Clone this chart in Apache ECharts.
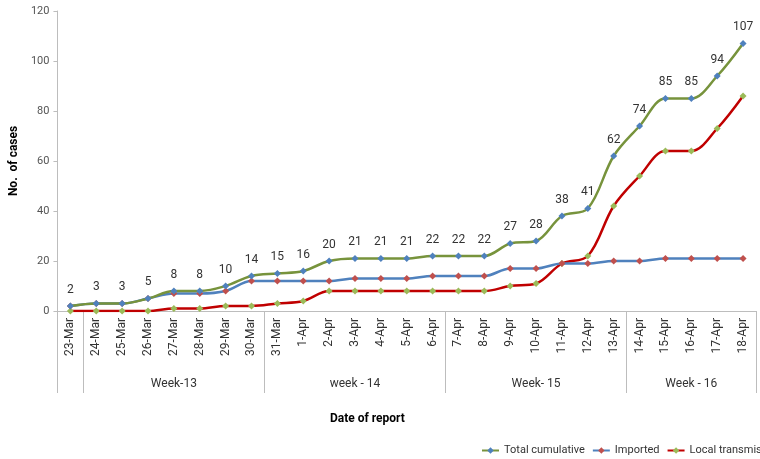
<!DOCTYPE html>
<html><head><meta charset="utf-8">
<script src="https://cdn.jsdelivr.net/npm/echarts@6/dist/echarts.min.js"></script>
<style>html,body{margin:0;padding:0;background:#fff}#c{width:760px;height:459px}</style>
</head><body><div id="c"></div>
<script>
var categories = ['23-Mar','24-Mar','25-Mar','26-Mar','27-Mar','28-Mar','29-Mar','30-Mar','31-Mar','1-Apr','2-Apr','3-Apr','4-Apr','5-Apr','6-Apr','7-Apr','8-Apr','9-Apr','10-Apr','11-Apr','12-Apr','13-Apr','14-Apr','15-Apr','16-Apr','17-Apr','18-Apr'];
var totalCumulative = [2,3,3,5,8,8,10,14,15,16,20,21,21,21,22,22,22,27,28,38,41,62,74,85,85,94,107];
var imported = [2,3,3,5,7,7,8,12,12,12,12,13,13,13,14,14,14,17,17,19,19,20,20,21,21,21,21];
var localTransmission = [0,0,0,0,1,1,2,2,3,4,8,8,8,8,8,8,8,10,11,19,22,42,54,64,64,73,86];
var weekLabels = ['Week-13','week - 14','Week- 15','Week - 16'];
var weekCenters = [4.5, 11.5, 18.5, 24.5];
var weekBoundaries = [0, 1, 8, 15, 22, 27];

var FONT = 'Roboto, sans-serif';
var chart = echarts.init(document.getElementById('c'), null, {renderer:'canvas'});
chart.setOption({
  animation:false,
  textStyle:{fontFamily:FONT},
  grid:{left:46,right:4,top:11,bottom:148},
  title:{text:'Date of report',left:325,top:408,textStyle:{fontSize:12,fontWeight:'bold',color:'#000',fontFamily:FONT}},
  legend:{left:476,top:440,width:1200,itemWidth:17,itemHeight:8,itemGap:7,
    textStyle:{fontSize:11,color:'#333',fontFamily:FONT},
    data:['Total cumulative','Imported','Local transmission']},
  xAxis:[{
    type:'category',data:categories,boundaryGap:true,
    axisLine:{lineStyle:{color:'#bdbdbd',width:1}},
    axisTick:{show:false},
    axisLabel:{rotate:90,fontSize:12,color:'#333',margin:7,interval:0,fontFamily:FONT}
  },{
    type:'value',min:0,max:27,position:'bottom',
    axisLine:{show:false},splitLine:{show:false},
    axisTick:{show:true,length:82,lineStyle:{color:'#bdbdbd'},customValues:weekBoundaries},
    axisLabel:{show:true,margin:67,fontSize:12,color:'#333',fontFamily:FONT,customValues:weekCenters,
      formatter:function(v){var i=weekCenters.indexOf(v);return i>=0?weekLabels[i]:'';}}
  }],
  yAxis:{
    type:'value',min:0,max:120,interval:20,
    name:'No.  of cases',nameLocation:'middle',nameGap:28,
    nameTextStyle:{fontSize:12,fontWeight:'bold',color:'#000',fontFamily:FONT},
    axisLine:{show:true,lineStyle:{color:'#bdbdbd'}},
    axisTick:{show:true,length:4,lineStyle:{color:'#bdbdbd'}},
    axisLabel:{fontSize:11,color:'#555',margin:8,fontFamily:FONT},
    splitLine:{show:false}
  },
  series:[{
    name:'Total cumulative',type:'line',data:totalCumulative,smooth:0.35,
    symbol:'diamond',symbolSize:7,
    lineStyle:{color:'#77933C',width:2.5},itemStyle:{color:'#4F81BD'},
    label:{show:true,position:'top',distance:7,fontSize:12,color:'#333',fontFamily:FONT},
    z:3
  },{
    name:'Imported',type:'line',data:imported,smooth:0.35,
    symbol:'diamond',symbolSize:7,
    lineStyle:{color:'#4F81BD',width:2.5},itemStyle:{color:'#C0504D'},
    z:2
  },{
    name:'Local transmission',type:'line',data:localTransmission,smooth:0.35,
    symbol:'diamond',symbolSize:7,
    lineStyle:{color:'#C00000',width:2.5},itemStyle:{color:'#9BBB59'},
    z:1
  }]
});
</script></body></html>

Your task =>
Quote in full the listing given above; the images are to be left out.

Solution =>
Clone this chart in Apache ECharts.
<!DOCTYPE html>
<html><head><meta charset="utf-8">
<script src="https://cdn.jsdelivr.net/npm/echarts@6/dist/echarts.min.js"></script>
<style>html,body{margin:0;padding:0;background:#fff}#c{width:760px;height:459px}</style>
</head><body><div id="c"></div>
<script>
var categories = ['23-Mar','24-Mar','25-Mar','26-Mar','27-Mar','28-Mar','29-Mar','30-Mar','31-Mar','1-Apr','2-Apr','3-Apr','4-Apr','5-Apr','6-Apr','7-Apr','8-Apr','9-Apr','10-Apr','11-Apr','12-Apr','13-Apr','14-Apr','15-Apr','16-Apr','17-Apr','18-Apr'];
var totalCumulative = [2,3,3,5,8,8,10,14,15,16,20,21,21,21,22,22,22,27,28,38,41,62,74,85,85,94,107];
var imported = [2,3,3,5,7,7,8,12,12,12,12,13,13,13,14,14,14,17,17,19,19,20,20,21,21,21,21];
var localTransmission = [0,0,0,0,1,1,2,2,3,4,8,8,8,8,8,8,8,10,11,19,22,42,54,64,64,73,86];
var weekLabels = ['Week-13','week - 14','Week- 15','Week - 16'];
var weekCenters = [4.5, 11.5, 18.5, 24.5];
var weekBoundaries = [0, 1, 8, 15, 22, 27];

var FONT = 'Roboto, sans-serif';
var chart = echarts.init(document.getElementById('c'), null, {renderer:'canvas'});
chart.setOption({
  animation:false,
  textStyle:{fontFamily:FONT},
  grid:{left:46,right:4,top:11,bottom:148},
  title:{text:'Date of report',left:325,top:408,textStyle:{fontSize:12,fontWeight:'bold',color:'#000',fontFamily:FONT}},
  legend:{left:476,top:440,width:1200,itemWidth:17,itemHeight:8,itemGap:7,
    textStyle:{fontSize:11,color:'#333',fontFamily:FONT},
    data:['Total cumulative','Imported','Local transmission']},
  xAxis:[{
    type:'category',data:categories,boundaryGap:true,
    axisLine:{lineStyle:{color:'#bdbdbd',width:1}},
    axisTick:{show:false},
    axisLabel:{rotate:90,fontSize:12,color:'#333',margin:7,interval:0,fontFamily:FONT}
  },{
    type:'value',min:0,max:27,position:'bottom',
    axisLine:{show:false},splitLine:{show:false},
    axisTick:{show:true,length:82,lineStyle:{color:'#bdbdbd'},customValues:weekBoundaries},
    axisLabel:{show:true,margin:67,fontSize:12,color:'#333',fontFamily:FONT,customValues:weekCenters,
      formatter:function(v){var i=weekCenters.indexOf(v);return i>=0?weekLabels[i]:'';}}
  }],
  yAxis:{
    type:'value',min:0,max:120,interval:20,
    name:'No.  of cases',nameLocation:'middle',nameGap:28,
    nameTextStyle:{fontSize:12,fontWeight:'bold',color:'#000',fontFamily:FONT},
    axisLine:{show:true,lineStyle:{color:'#bdbdbd'}},
    axisTick:{show:true,length:4,lineStyle:{color:'#bdbdbd'}},
    axisLabel:{fontSize:11,color:'#555',margin:8,fontFamily:FONT},
    splitLine:{show:false}
  },
  series:[{
    name:'Total cumulative',type:'line',data:totalCumulative,smooth:0.35,
    symbol:'diamond',symbolSize:7,
    lineStyle:{color:'#77933C',width:2.5},itemStyle:{color:'#4F81BD'},
    label:{show:true,position:'top',distance:7,fontSize:12,color:'#333',fontFamily:FONT},
    z:3
  },{
    name:'Imported',type:'line',data:imported,smooth:0.35,
    symbol:'diamond',symbolSize:7,
    lineStyle:{color:'#4F81BD',width:2.5},itemStyle:{color:'#C0504D'},
    z:2
  },{
    name:'Local transmission',type:'line',data:localTransmission,smooth:0.35,
    symbol:'diamond',symbolSize:7,
    lineStyle:{color:'#C00000',width:2.5},itemStyle:{color:'#9BBB59'},
    z:1
  }]
});
</script></body></html>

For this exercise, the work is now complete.